記念艦「三笠」の歴史(横須賀軍港ものがたり⑩)
日露戦争当時の連合艦隊の旗艦であった戦艦「三笠」が横須賀で記念艦「三笠」として残されています。そこで今回は記念艦「三笠」についてご案内します。
「軍港巡り」の汐入桟橋からは徒歩20分、京浜急行横須賀中央駅からは徒歩15分です。下写真が記念艦「三笠」の全景です。右手が艦尾、左手が艦首です。
上記写真の中央には、東郷平八郎の銅像があります。それを拡大したのが下記写真です。
戦艦「三笠」が記念艦「三笠」として残された歴史をまず説明しようと思います。
戦艦「三笠」は、イギリスのヴィッカース造船所で、明治35年(1902)3月に建造されました。竣工後、直ちに横須賀に回航され、明治36年12月、連合艦隊の旗艦になりました。
明治37年2月から始まった日露戦争では、東郷平八郎司令長官が座乗する連合艦隊の旗艦として旅順口閉塞作戦や黄海海戦に参加しました。
そして、ロジェストヴェスキー中将を司令長官とするバルト海からはるばる遠征してきたバルチック艦隊を迎え撃ち、明治38年5月27・28日にわたった日本海海戦で激しい戦闘を繰り広げ、ロシア艦隊を完膚なきまでに撃破しました。
しかし、日露戦争終結直後の明治38年9月11日、「三笠」は佐世保港内で後部弾薬庫の爆発事故のため沈没するという悲劇に見舞われました。
その後、引き揚げられ修理され、第一艦隊の旗艦として現役に復帰したものの、ワシントン軍縮で主要艦の保有制限が課せられたことから、大正12年9月、艦齢が古くなった「三笠」は廃艦されることになりました。
しかし、日露戦争の勝利に貢献した戦艦「三笠」を永久に残すべきとの声が内外で高まり、記念艦として保存されることが決定されました。

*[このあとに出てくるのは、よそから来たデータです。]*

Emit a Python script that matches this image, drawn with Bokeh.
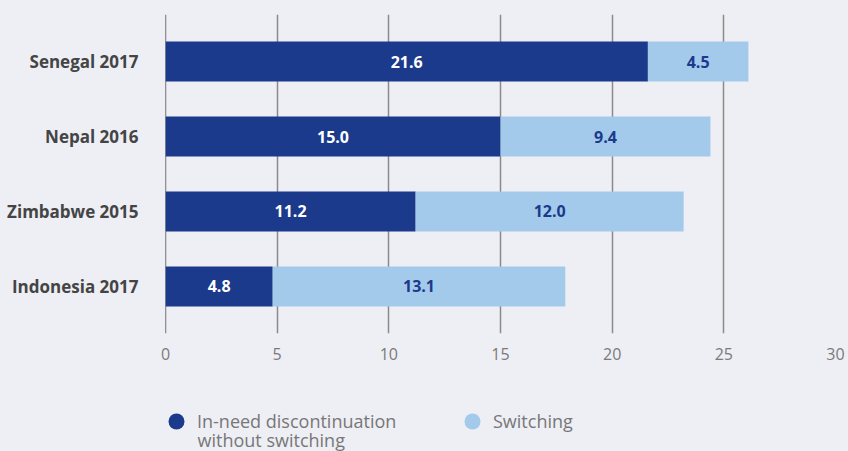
from bokeh.plotting import figure
from bokeh.layouts import column
from bokeh.models import ColumnDataSource, Span, Legend, LegendItem, FixedTicker, Range1d, Label
from bokeh.core.properties import value
from bokeh.embed import file_html
from bokeh.resources import INLINE

categories = ["Senegal 2017", "Nepal 2016", "Zimbabwe 2015", "Indonesia 2017"]
in_need = [21.6, 15.0, 11.2, 4.8]
switching = [4.5, 9.4, 12.0, 13.1]
x_ticks = [0, 5, 10, 15, 20, 25, 30]
series_names = ["In-need discontinuation", "Switching"]
series_name_2nd_line = "without switching"

DARK = "#1b3a8b"
LIGHT = "#a3c9eb"
BG = "#eeeef5"
FONT = "Open Sans"

n = len(categories)
ypos = [n - 1 - i for i in range(n)]
totals = [a + b for a, b in zip(in_need, switching)]
mid_a = [a / 2 for a in in_need]
mid_b = [a + b / 2 for a, b in zip(in_need, switching)]

src = ColumnDataSource(dict(
    y=ypos, a=in_need, b=switching, tot=totals, ma=mid_a, mb=mid_b,
    la=["%.1f" % v for v in in_need], lb=["%.1f" % v for v in switching],
))

p = figure(width=848, height=390, output_backend="svg", toolbar_location=None,
           x_range=Range1d(0, 30), y_range=Range1d(-0.627, 3.627),
           min_border_left=165, min_border_right=13, min_border_top=14, min_border_bottom=57)
p.background_fill_color = BG
p.border_fill_color = BG
p.outline_line_color = None

p.hbar(y="y", left=0, right="a", height=0.533, source=src, fill_color=DARK, line_color=None)
p.hbar(y="y", left="a", right="tot", height=0.533, source=src, fill_color=LIGHT, line_color=None)

p.text(x="ma", y="y", text="la", source=src, text_align="center", text_baseline="middle",
       text_color="white", text_font=value(FONT), text_font_style="bold", text_font_size="16px")
p.text(x="mb", y="y", text="lb", source=src, text_align="center", text_baseline="middle",
       text_color=DARK, text_font=value(FONT), text_font_style="bold", text_font_size="16px")

# grid
p.xgrid.ticker = FixedTicker(ticks=x_ticks)
p.xgrid.grid_line_color = "#8a8a8a"
p.xgrid.grid_line_width = 1.5
p.ygrid.visible = False
p.add_layout(Span(location=0, dimension="height", line_color="#333333", line_width=1.3, level="underlay"))

# axes
xa = p.xaxis[0]
xa.ticker = FixedTicker(ticks=x_ticks)
xa.axis_line_color = None
xa.major_tick_line_color = None
xa.minor_tick_line_color = None
xa.major_tick_out = 0
xa.major_label_standoff = 14
xa.major_label_text_font = FONT
xa.major_label_text_font_size = "16px"
xa.major_label_text_color = "#7a7a7a"

ya = p.yaxis[0]
ya.ticker = FixedTicker(ticks=ypos)
ya.major_label_overrides = {y: c for y, c in zip(ypos, categories)}
ya.axis_line_color = None
ya.major_tick_line_color = None
ya.minor_tick_line_color = None
ya.major_tick_out = 0
ya.major_label_standoff = 27
ya.major_label_text_font = FONT
ya.major_label_text_font_style = "bold"
ya.major_label_text_font_size = "17px"
ya.major_label_text_color = "#444444"

# legend strip (its frame is aligned with the chart frame by the column layout)
lg = figure(width=848, height=61, output_backend="svg", toolbar_location=None,
            x_range=Range1d(0, 1), y_range=Range1d(0, 1),
            min_border_left=165, min_border_right=13, min_border_top=0, min_border_bottom=0)
lg.axis.visible = False
lg.grid.visible = False
lg.background_fill_color = None
lg.border_fill_color = None
lg.outline_line_color = None

nan = float("nan")
r1 = lg.scatter(x=[nan], y=[nan], size=16, marker="circle", fill_color=DARK, line_color=None)
r2 = lg.scatter(x=[nan], y=[nan], size=16, marker="circle", fill_color=LIGHT, line_color=None)
legend = Legend(items=[LegendItem(label=series_names[0], renderers=[r1]),
                       LegendItem(label=series_names[1], renderers=[r2])],
                orientation="horizontal", location=(-9, 10), padding=0, margin=0,
                border_line_color=None, background_fill_alpha=0,
                glyph_width=40, glyph_height=40, label_height=40, label_width=255,
                label_standoff=1, spacing=0,
                label_text_font=FONT, label_text_font_size="18px", label_text_color="#777777")
lg.add_layout(legend, "center")
lg.add_layout(Label(x=32, y=12, x_units="screen", y_units="screen", text=series_name_2nd_line,
                    text_baseline="middle", text_font=FONT, text_font_size="18px",
                    text_color="#777777"))

layout = column(p, lg, spacing=0, styles={"background-color": BG})
open("out.html", "w").write(file_html(layout, INLINE))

「当初、東京芝浦に廻航する予定でしたが、横須賀港岸壁に係留中、 関東大震災で艦底に破孔が生じ浸水したため、急遽横須賀に置くことに変更され、大正14年6月、保存工事を終えた「三笠」は、満潮時を利用して曳船により岩場を掘削した現在の場所に引き入れられ、艦首を皇居に向けて固定されました。」(「記念艦『三笠』ホームページより」
「三笠」の艦首には菊の御紋章が付けられていて、艦首は確かに東京方面を向いていました。(下写真)
昭和20年8月、日本が太平洋戦争に敗れると、日本に進駐してきた連合国軍の中でソ連は記念艦「三笠」を解体するよう強硬に要求したそうです。こうしたソ連の解体要求を考慮して米海軍司令部は「三笠」の艦橋、大砲、煙突、マストなど上甲板構造物を撤去したうえで保存使用することを許可しました。
しかし、横須賀市から「三笠」と周辺地の使用を委託された民間企業は、上甲板構造物を撤去した跡に、水族館、ダンスホールなどを設け、「三笠」を遊興施設に変えただけでなく、「三笠」の近くに保管されていた大砲やマストなどを売却してしまったそうです。
こうした「三笠」の惨状を観たイギリス人がジャパンタイムスに投稿したことをきっかけに、昭和33年11月、三笠保存会(会長渋沢敬三)が再び結成され、「三笠」復元運動が始まり、国内外から1億6千万円もの募金が集まりました。
この募金、アメリカ海軍のニミッツ元帥の協力、そして政府の支援により復元工事が実施され、昭和36年、「三笠」は元の姿に復元されました。
下写真は、記念艦「三笠」の入り口です。料金は大人600円です。